5-Hydroxymethylcytosine Is Increased in Autism Cerebellum and within the EN-2 Gene: Epigenetic Implications

Thursday, May 15, 2014
Atrium Ballroom (Marriott Marquis Atlanta)
S. J. James1, S. Shpyleva2, S. Melnyk1, O. Pavliv1, T. Evans1 and I. Pogribny2, (1)Pediatrics, University of Arkansas for Medical Sciences, Little Rock, AR, (2)Biochemical Toxicology, National Center for Toxicological Research, Jefferson, AR
Background:  5-hydroxymethylcytosine (5-hmC) is created by the oxidation of 5-methylcytosine (5-mC) by TET enzymes and is most abundant in the brain, with highest concentration in Purkinje neurons.  5-hmC is now known to mediate the process of DNA demethylation and is often associated with activated neuronal genes.  It’s role as a stable epigenetic mark involved in the regulation of gene expression and it’s association with MeCP2 binding and oxidative stress is less well defined.  We recently reported DNA hypermethylation in the autism cerebellum and in the promoter region of the EN-2 gene, a HOX transcription factor required for normal cerebellar development. Unexpectedly, promoter hypermethylation was associated with an increase in EN-2 protein and gene expression.  Of note, the 5-mC binding protein MeCP2 does not bind strongly to intragenic 5-hmC.  Reduced  binding of the MeCP2 repressive complex could lead to local chromatin conformation changes and gene overexpression.  It is important to note that current methods for detection of DNA methylation are not able to distinguish between 5-mC and 5-hmC; therefore, the independent contribution of each requires clarification for accurate interpretation.

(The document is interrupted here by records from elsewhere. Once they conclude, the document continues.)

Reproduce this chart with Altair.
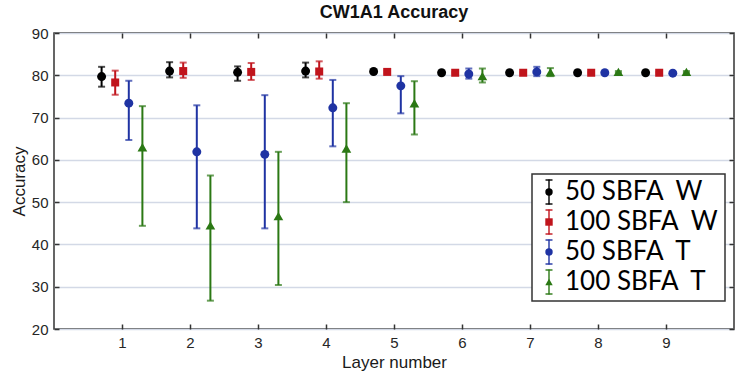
import altair as alt
import pandas as pd

layers = [1, 2, 3, 4, 5, 6, 7, 8, 9]
y_ticks = [20, 30, 40, 50, 60, 70, 80, 90]

series_names = ["50 SBFA\u00a0\u00a0W", "100 SBFA\u00a0\u00a0W", "50 SBFA\u00a0\u00a0T", "100 SBFA\u00a0\u00a0T"]
series_colors = ["#000000", "#c0141c", "#1f33a3", "#2b7814"]
series_shapes = ["circle", "square", "circle", "triangle-up"]

w50_mean = [79.7, 81.0, 80.7, 81.0, 80.9, 80.6, 80.6, 80.6, 80.6]
w50_lo = [77.3, 79.5, 78.7, 79.5, 80.6, 80.4, 80.4, 80.4, 80.4]
w50_hi = [82.0, 83.1, 82.1, 83.0, 81.2, 80.8, 80.8, 80.8, 80.8]

w100_mean = [78.3, 81.0, 80.8, 80.9, 80.8, 80.6, 80.6, 80.6, 80.6]
w100_lo = [75.4, 79.4, 78.9, 79.2, 80.5, 80.4, 80.4, 80.4, 80.4]
w100_hi = [81.1, 83.0, 82.9, 83.3, 81.1, 80.8, 80.8, 80.8, 80.8]

t50_mean = [73.4, 61.9, 61.3, 72.3, 77.5, 80.3, 80.8, 80.6, 80.5]
t50_lo = [64.7, 43.8, 43.8, 63.2, 71.0, 79.2, 79.8, 80.4, 80.3]
t50_hi = [78.7, 72.9, 75.3, 78.9, 79.8, 81.6, 82.0, 80.8, 80.7]

t100_mean = [63.0, 44.5, 46.7, 62.7, 73.4, 79.8, 80.7, 80.8, 80.8]
t100_lo = [44.4, 26.7, 30.4, 50.0, 66.0, 78.3, 79.8, 80.6, 80.6]
t100_hi = [72.7, 56.3, 61.9, 73.4, 78.6, 81.6, 81.7, 81.0, 81.0]

all_series = [
    (w50_mean, w50_lo, w50_hi),
    (w100_mean, w100_lo, w100_hi),
    (t50_mean, t50_lo, t50_hi),
    (t100_mean, t100_lo, t100_hi),
]

rows = []
for k, (name, (means, los, his)) in enumerate(zip(series_names, all_series)):
    for layer, m, lo, hi in zip(layers, means, los, his):
        rows.append({"series": name, "k": k, "layer": layer, "mean": m, "lo": lo, "hi": hi})
df = pd.DataFrame(rows)
legend_df = pd.DataFrame({"series": series_names})

FONT = "Liberation Sans"
x_scale = alt.Scale(domain=[0, 10], nice=False, zero=False)
y_scale = alt.Scale(domain=[20, 90], nice=False, zero=False)

x_axis = alt.Axis(values=layers, title="Layer number", offset=-5, tickSize=5, domain=False,
                  grid=False, labelPadding=6, titlePadding=4, labelFontSize=15,
                  titleFontSize=17, labelFont=FONT, titleFont=FONT, labelColor="#262626",
                  titleColor="#1a1a1a", titleFontWeight="normal", tickColor="#333333",
                  tickWidth=1.5, labelFlush=False)
y_axis = alt.Axis(values=y_ticks, title="Accuracy", offset=-5, tickSize=5, domain=False,
                  grid=True, gridColor="#d3d9e6", gridWidth=1.5, labelPadding=6,
                  titlePadding=3, labelFontSize=15, titleFontSize=17, labelFont=FONT,
                  titleFont=FONT, labelColor="#262626", titleColor="#1a1a1a",
                  titleFontWeight="normal", tickColor="#333333", tickWidth=1.5,
                  labelFlush=False)

color_scale = alt.Scale(domain=series_names, range=series_colors)
color = alt.Color("series:N", scale=color_scale, legend=None)

base = alt.Chart(df).transform_calculate(xpos="datum.layer + (datum.k - 1.5) * 0.2")
X = alt.X("xpos:Q", scale=x_scale, axis=x_axis)

bars = base.mark_rule(strokeWidth=2).encode(
    x=X,
    y=alt.Y("lo:Q", scale=y_scale, axis=y_axis),
    y2="hi:Q",
    color=color,
)

caps = base.transform_fold(["lo", "hi"], as_=["end", "val"]).mark_tick(
    orient="horizontal", size=7, thickness=2
).encode(
    x=X,
    y=alt.Y("val:Q", scale=y_scale, axis=y_axis),
    color=color,
)

circles = base.transform_filter(
    alt.FieldOneOfPredicate(field="k", oneOf=[0, 2])
).mark_circle(size=80, opacity=1).encode(
    x=X, y=alt.Y("mean:Q", scale=y_scale, axis=y_axis), color=color
)

squares = base.transform_filter("datum.k == 1").mark_square(size=64, opacity=1).encode(
    x=X, y=alt.Y("mean:Q", scale=y_scale, axis=y_axis), color=color
)

triangles = base.transform_filter("datum.k == 3").mark_point(
    shape="triangle-up", filled=True, size=95, opacity=1
).encode(
    x=X, y=alt.Y("mean:Q", scale=y_scale, axis=y_axis), color=color
)

main = alt.layer(bars, caps, circles, squares, triangles)

mirror = base.mark_point(opacity=0).encode(
    x=alt.X("xpos:Q", scale=x_scale,
            axis=alt.Axis(orient="top", values=layers, labels=False, title=None, offset=-5,
                          tickSize=5, domain=False, grid=False, tickColor="#333333", tickWidth=1.5)),
    y=alt.Y("mean:Q", scale=y_scale,
            axis=alt.Axis(orient="right", values=y_ticks, labels=False, title=None, offset=-5,
                          tickSize=5, domain=False, grid=False, tickColor="#333333", tickWidth=1.5)),
)

# ---- legend box (drawn as a guide layer) ----
leg_y = alt.Y("series:N", scale=alt.Scale(type="point", domain=series_names, range=[159, 249], padding=0),
              axis=None)
leg_base = alt.Chart(legend_df)

leg_box = alt.Chart(pd.DataFrame({"box": [0]})).mark_rect(
    fill="#ffffff", stroke="#333333", strokeWidth=1.5
).encode(x=alt.value(478), x2=alt.value(671), y=alt.value(141), y2=alt.value(268))

leg_bar = leg_base.mark_tick(orient="vertical", size=25, thickness=2).encode(
    x=alt.value(495), y=leg_y, color=color
)
leg_cap_top = leg_base.mark_tick(orient="horizontal", size=7, thickness=2, yOffset=-12).encode(
    x=alt.value(495), y=leg_y, color=color
)
leg_cap_bot = leg_base.mark_tick(orient="horizontal", size=7, thickness=2, yOffset=12).encode(
    x=alt.value(495), y=leg_y, color=color
)
leg_marker = leg_base.mark_point(filled=True, opacity=1, size=55).encode(
    x=alt.value(495), y=leg_y, color=color,
    shape=alt.Shape("series:N", scale=alt.Scale(domain=series_names, range=series_shapes), legend=None),
)
leg_text = leg_base.mark_text(align="left", baseline="middle", font="Lato", fontSize=26,
                              color="#000000").encode(
    x=alt.value(511), y=leg_y, text="series:N"
)

legend_part = alt.layer(leg_box, leg_bar, leg_cap_top, leg_cap_bot, leg_marker, leg_text)

chart = alt.layer(main, mirror, legend_part).resolve_scale(
    y="independent"
).resolve_axis(x="independent", y="independent").properties(
    width=680,
    height=296,
    title=alt.TitleParams("CW1A1 Accuracy", fontSize=18, font=FONT, fontWeight="bold",
                          anchor="middle", offset=4, color="#111111"),
    autosize=alt.AutoSizeParams(type="none"),
    padding={"left": 54, "top": 33, "right": 1, "bottom": 45},
).configure_view(
    stroke="#333333", strokeWidth=1.5
)

chart.save("out.html", embed_options={"renderer": "svg", "actions": False})
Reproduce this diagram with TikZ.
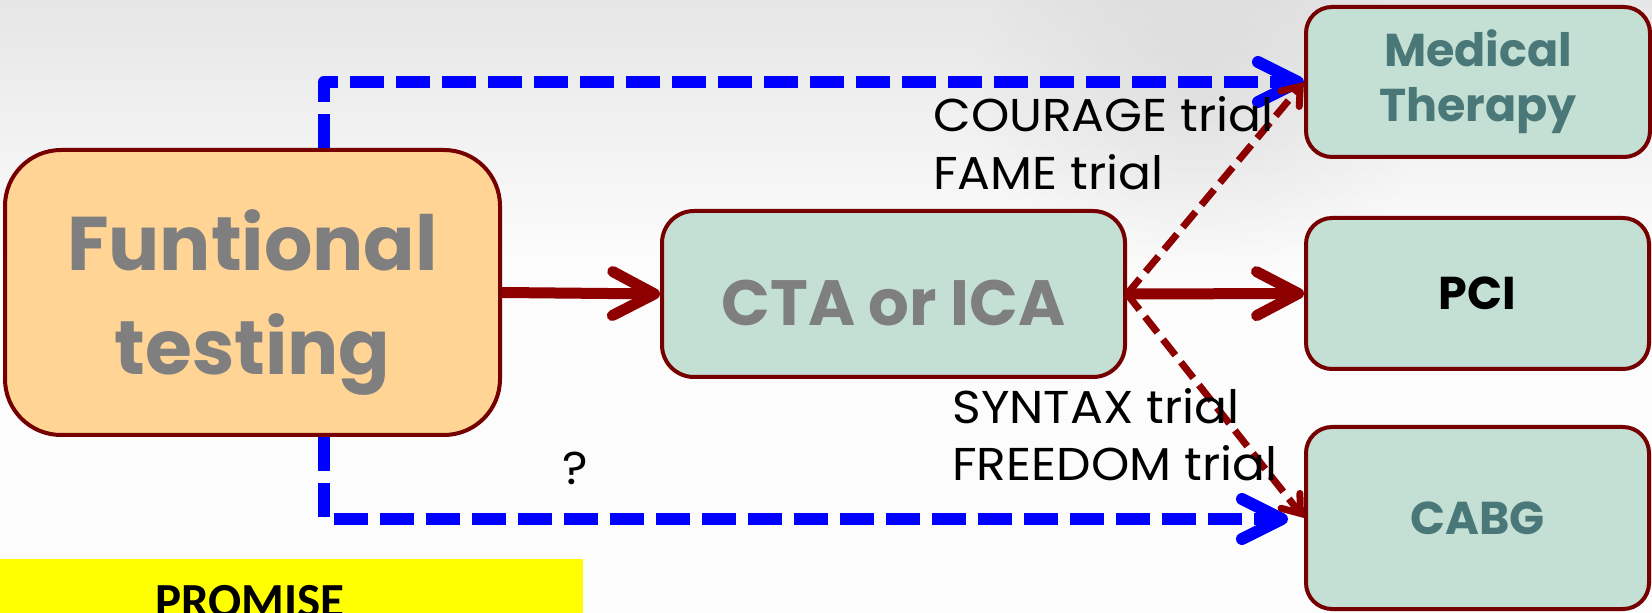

Objectives: To simultaneously measure 5-mC and 5-hmC content in cerebellar tissue and within the EN-2 gene and explore the association of 5-hmC with MeCP2 binding and with 8-oxo-dG, a marker of oxidative stress and DNA damage.  

Methods: In 15 case and 15 control post mortem cerebellar samples, 5-mC, 5-hmC and 8-oxo-dG were quantified by LC/MS/MS after enzymatic digestion to DNA bases and expressed per μg DNA.  The EpiMark™ 5-hmC and 5-mC Analysis Kit was used to quantify 5-hmC and 5-mC within the EN-2 gene. MeCP2 binding to DNA was determined using standard chromatin immunoprecipitation methods.  TET enzyme gene expression was measured using quantitative reverse transcription real-time PCR.

Results: 5-hmC and 8-oxo-dG were significantly increased relative to control cerebellar samples and demonstrated a positive correlation whereas tissue glutathione levels were significantly decreased.  Unexpectedly, 5-mC levels were also significantly increased in case compared to control cerebellum and were positively correlated with 5-hmC levels.  These data suggest that elevated levels of 5-hmC were stable and independent of TET 5-mC demethylation activity.  Consistent with this possibility, TET2 gene expression was not significantly different between case and control cerebellum samples.  Within the EN-2 promoter region, 5-hmC and 5-mC levels were also significantly increased and positively correlated.  MeCP2 binding to the EN-2 promoter was significantly decreased relative to control samples. 

Conclusions: Previous reports of altered DNA methylation in autism brain need to be redefined in terms of the proportion of cytosine methylation due to 5-hmC and to 5-mC.  The presence of 5-hmC in cerebellum appears to be a stable epigenetic mark that is independent of TET enzyme 5-mC demethylation.  Increased levels of 5-hmC  may decrease gene-specific binding of MeCP2 and lead to gene overexpression.  Finally, the positive correlation between 5-hmC and 8-oxo-dG suggests the possibility that oxidative stress may be a non-enzymatic mechanism to oxidize 5-mC to 5-hmC.